NEW YORK (Reuters) – Blackstone Group LP (BX.N), the world’s largest manager of alternative assets, modestly exceeded analyst expectations with an 11 percent jump in third-quarter earnings on Thursday, as climbing equity markets buoyed its holdings.
The New York-based firm’s economic net income (ENI) per unit for the three months through September was 76 cents, compared to the mean forecast for 74 cents, according to Thomson Reuters I/B/E/S. A year earlier, Blackstone reported ENI per share of 68 cents.
ENI reflects the mark-to-market valuation gains or losses on Blackstone’s portfolio and is a closely watched earnings metric for U.S. private equity firms.
In premarket trading, Blackstone shares were flat.

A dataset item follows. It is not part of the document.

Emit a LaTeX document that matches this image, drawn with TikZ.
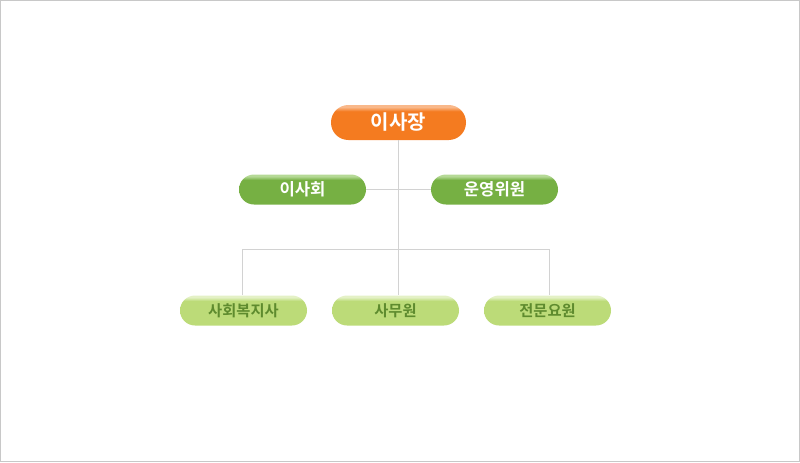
\documentclass[tikz,border=0pt]{standalone}
\usepackage{fontspec}
\newfontfamily\kr{Noto Sans CJK KR Bold}
\definecolor{orangec}{HTML}{F47B20}
\definecolor{orangel}{HTML}{F9B88A}
\definecolor{greenc}{HTML}{76B043}
\definecolor{greenl}{HTML}{B5D996}
\definecolor{lgreenc}{HTML}{BCDB78}
\definecolor{lgreenl}{HTML}{E4F1C6}
\definecolor{lgtext}{HTML}{5E8B2E}
\definecolor{linec}{HTML}{D2D2D2}
\definecolor{framec}{HTML}{C8C8C8}
\pgfdeclareverticalshading{glossO}{100bp}{color(0bp)=(orangec); color(66bp)=(orangec); color(72bp)=(orangel); color(100bp)=(orangel)}
\pgfdeclareverticalshading{glossG}{100bp}{color(0bp)=(greenc); color(66bp)=(greenc); color(72bp)=(greenl); color(100bp)=(greenl)}
\pgfdeclareverticalshading{glossL}{100bp}{color(0bp)=(lgreenc); color(66bp)=(lgreenc); color(72bp)=(lgreenl); color(100bp)=(lgreenl)}
\tikzset{
  topbox/.style={rounded corners=13pt, minimum width=101.25pt, minimum height=26.25pt, inner sep=0pt, shading=glossO, text=white, font=\kr\fontsize{15pt}{17pt}\selectfont},
  midbox/.style={rounded corners=11.25pt, minimum width=95.25pt, minimum height=22.5pt, inner sep=0pt, shading=glossG, text=white, font=\kr\fontsize{12.5pt}{14pt}\selectfont},
  lowbox/.style={rounded corners=11.25pt, minimum width=95.25pt, minimum height=22.5pt, inner sep=0pt, shading=glossL, text=lgtext, font=\kr\fontsize{11.5pt}{13pt}\selectfont},
  conn/.style={draw=linec, line width=0.75pt}
}
\begin{document}
\begin{tikzpicture}[x=0.75pt,y=-0.75pt]
\useasboundingbox (0,0) rectangle (800,462);
\draw[framec, line width=0.75pt] (0.5,0.5) rectangle (799.5,461.5);
\node[topbox] (top) at (398.5,122.5) {이사장};
\node[midbox] (bod) at (302.5,189.5) {이사회};
\node[midbox] (ops) at (494.5,189.5) {운영위원};
\node[lowbox] (sw) at (243.5,310.5) {사회복지사};
\node[lowbox] (off) at (395.5,310.5) {사무원};
\node[lowbox] (exp) at (547.5,310.5) {전문요원};
\coordinate (hub) at (398,189.5);
\coordinate (busL) at (242.5,249.5);
\coordinate (busR) at (549.5,249.5);
\coordinate (dropL) at (242.5,295);
\coordinate (dropM) at (398,295);
\coordinate (dropR) at (549.5,295);
\draw[conn] (top.south -| hub) -- (dropM);
\draw[conn] (bod.east) -- (ops.west);
\draw[conn] (dropL) -- (busL) -- (busR) -- (dropR);
\end{tikzpicture}
\end{document}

Stock market swings often impact the valuation of private equity firms’ holdings because they mark many of their holdings to market. The benchmark S&P 500 index .SXP rose 7.2 percent in the third quarter.
Blackstone also benefited from a 19.9 percent appreciation of Gates Industrial Corporation (GTES.N), in which it still holds a majority stake.
“Assets under management increased 18 percent versus the prior year, bringing the total to a new record of $457 billion,” Chairman and Chief Executive Steve Schwarzman said in a statement.
Distributable earnings — the actual cash available for paying dividends — were $769 million, up from $626 million a year ago. Blackstone said it would pay shareholders a quarterly distribution of 64 cents per common unit, including a 10 cent special distribution.